Joseph Badaracco, in HBR’s September ‘16 edition, rightly points out that “our toughest calls come in the grey areas”. You’ve done all you can to gather the facts, and appreciate all points of view but are still not sure what to do.
You might be deciding if the job offer you received yesterday is the right move for you? or wrestling with whether to give your employee a low performance rating? or debating with your partner whether to confiscate the smart phone from your child?
The author refers to our judgement as a “fusion of our thinking, feelings, experience, imagination and character”. But how can we marshal these facets together to create the best decision we can make?
There are five key questions we can ask ourselves – as a typically logical decision maker, these questions have already guided me towards better and clearer decision making on some key aspects of my year ahead: I thank the author for this gift.
- What are the net, net consequences of all my options? – it’s not about what I should do but what could I do. Not to create a cost benefit statement but to think broadly, deeply, concretely, imaginatively and objectively about the full impact of my choices. And maybe to brainstorm these with people who are different to me to help me out.
- What are my core obligations? – each human being having responsibilities to another. Using my “moral imagination” and stepping out of my normal decision-making pathways to consider biases, blind spots, other’s viewpoints and truly stepping into another’s shoes.
- See the world as it is, not how I would like it to be but as it is. “We don’t live in a predictable, calm environment populated with virtuous people. Much of what happens is beyond our control”. So, what can we achieve? What is most likely to work? How can I be opportunistic? How can I be most resilient? It isn’t a cop-out, it’s prudent risk-taking and creativity brought to bear.
- Who are we? – seeing our decision in the context of our relationships, values and norms. What are your defining stories and ideals to which you are committed? What are you struggling to achieve and what are the outcomes you are trying to avoid?
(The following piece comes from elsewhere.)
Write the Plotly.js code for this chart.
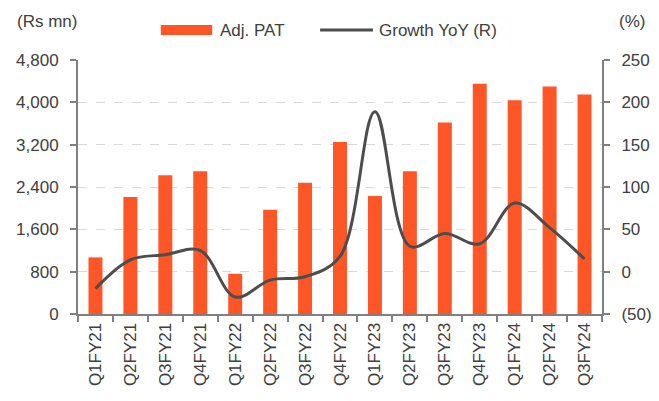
<!DOCTYPE html>
<html>
<head>
<meta charset="utf-8">
<script src="https://cdn.plot.ly/plotly-3.0.1.min.js"></script>
<style>
  html, body { margin: 0; padding: 0; background: #fff; }
  #chart { width: 659px; height: 401px; }
</style>
</head>
<body>
<div id="chart"></div>
<script>
// quarters and values
const quarters = ["Q1FY21", "Q2FY21", "Q3FY21", "Q4FY21", "Q1FY22", "Q2FY22", "Q3FY22", "Q4FY22",
  "Q1FY23", "Q2FY23", "Q3FY23", "Q4FY23", "Q1FY24", "Q2FY24", "Q3FY24"];
const adjPat = [1070, 2210, 2620, 2700, 760, 1970, 2480, 3250, 2230, 2700, 3620, 4350, 4040, 4300, 4150];
const growthYoY = [-20, 14, 20, 25, -30, -10, -6, 18, 189, 30, 45, 33, 81, 52, 15];

const leftTicks = [0, 800, 1600, 2400, 3200, 4000, 4800];
const rightTicks = [-50, 0, 50, 100, 150, 200, 250];
const rightTickText = rightTicks.map(v => (v < 0 ? "(" + Math.abs(v) + ")" : String(v)));

const BAR_COLOR = "#fe5626";
const LINE_COLOR = "#4d4d4d";
const TEXT_COLOR = "#404040";
const AXIS_COLOR = "#808080";
const FONT = "Liberation Sans, Arial, sans-serif";

function initChart() {
  const barTrace = {
    x: quarters,
    y: adjPat,
    type: "bar",
    name: "Adj. PAT",
    marker: { color: BAR_COLOR },
    hoverinfo: "skip",
  };
  const lineTrace = {
    x: quarters,
    y: growthYoY,
    type: "scatter",
    mode: "lines",
    name: "Growth YoY (R)",
    yaxis: "y2",
    line: { color: LINE_COLOR, width: 3, shape: "spline", smoothing: 1 },
    hoverinfo: "skip",
  };

  const layout = {
    width: 659,
    height: 401,
    margin: { l: 78, r: 57, t: 60, b: 87 },
    paper_bgcolor: "#ffffff",
    plot_bgcolor: "#ffffff",
    font: { family: FONT, size: 17, color: TEXT_COLOR },
    showlegend: false,
    bargap: 0.6,
    xaxis: {
      type: "category",
      tickangle: -90,
      tickson: "boundaries",
      ticks: "outside",
      ticklen: 6,
      tickcolor: AXIS_COLOR,
      tickwidth: 2,
      showline: true,
      linecolor: AXIS_COLOR,
      linewidth: 2,
      showgrid: false,
      tickfont: { size: 17, color: TEXT_COLOR },
    },
    yaxis: {
      range: [0, 4800],
      tickvals: leftTicks,
      tickformat: ",d",
      ticks: "outside",
      ticklen: 6,
      tickwidth: 2,
      tickcolor: AXIS_COLOR,
      ticklabelstandoff: 8,
      showline: true,
      linecolor: AXIS_COLOR,
      linewidth: 2,
      showgrid: true,
      gridcolor: "#d9d9d9",
      griddash: "dash",
      gridwidth: 1,
      zeroline: false,
      tickfont: { size: 17, color: TEXT_COLOR },
    },
    yaxis2: {
      overlaying: "y",
      side: "right",
      range: [-50, 250],
      tickvals: rightTicks,
      ticktext: rightTickText,
      ticks: "outside",
      ticklen: 6,
      tickwidth: 2,
      tickcolor: AXIS_COLOR,
      ticklabelstandoff: 8,
      showline: true,
      linecolor: AXIS_COLOR,
      linewidth: 2,
      showgrid: false,
      zeroline: false,
      tickfont: { size: 17, color: TEXT_COLOR },
    },
    shapes: [
      // legend swatches
      { type: "rect", xref: "paper", yref: "paper", x0: 0.158, x1: 0.256, y0: 1.098, y1: 1.138,
        fillcolor: BAR_COLOR, line: { width: 0 } },
      { type: "line", xref: "paper", yref: "paper", x0: 0.462, x1: 0.563, y0: 1.118, y1: 1.118,
        line: { color: LINE_COLOR, width: 3 } },
    ],
    annotations: [
      { text: "Adj. PAT", xref: "paper", yref: "paper", x: 0.267, y: 1.118, xanchor: "left", yanchor: "middle",
        showarrow: false, font: { size: 17, color: TEXT_COLOR } },
      { text: "Growth YoY (R)", xref: "paper", yref: "paper", x: 0.57, y: 1.118, xanchor: "left", yanchor: "middle",
        showarrow: false, font: { size: 17, color: TEXT_COLOR } },
      { text: "(Rs mn)", xref: "paper", yref: "paper", x: -0.12, y: 1.15, xanchor: "left", yanchor: "middle",
        showarrow: false, font: { size: 17, color: TEXT_COLOR } },
      { text: "(%)", xref: "paper", yref: "paper", x: 1.028, y: 1.15, xanchor: "left", yanchor: "middle",
        showarrow: false, font: { size: 17, color: TEXT_COLOR } },
    ],
  };

  const config = { displayModeBar: false, staticPlot: true };
  Plotly.newPlot("chart", [barTrace, lineTrace], layout, config);
}

initChart();
</script>
</body>
</html>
The author points out that you shouldn’t start with this insider perspective… even though it’s tempting. We need to counterbalance our tendency to take care of our self and our own, and ask this question after taking a more outsider perspective. I love this mind-set shift.
- Living with it – thinking and feeling that it’s the best decision you can make. Sleep on it and ask yourself in the morning … can I live with it?…as I explain my decision to my partner, am I still OK with it?…as I write it out in a letter or email, am I content and happy to commit to it?
I hope, as you’ve read my take on this article, that you’ve found doors opening which might take you down new avenues to help you to make your toughest decisions.
In the end, you may still feel that your decision has its risks but if you have asked, and answered (honestly), these questions then you can’t go far wrong.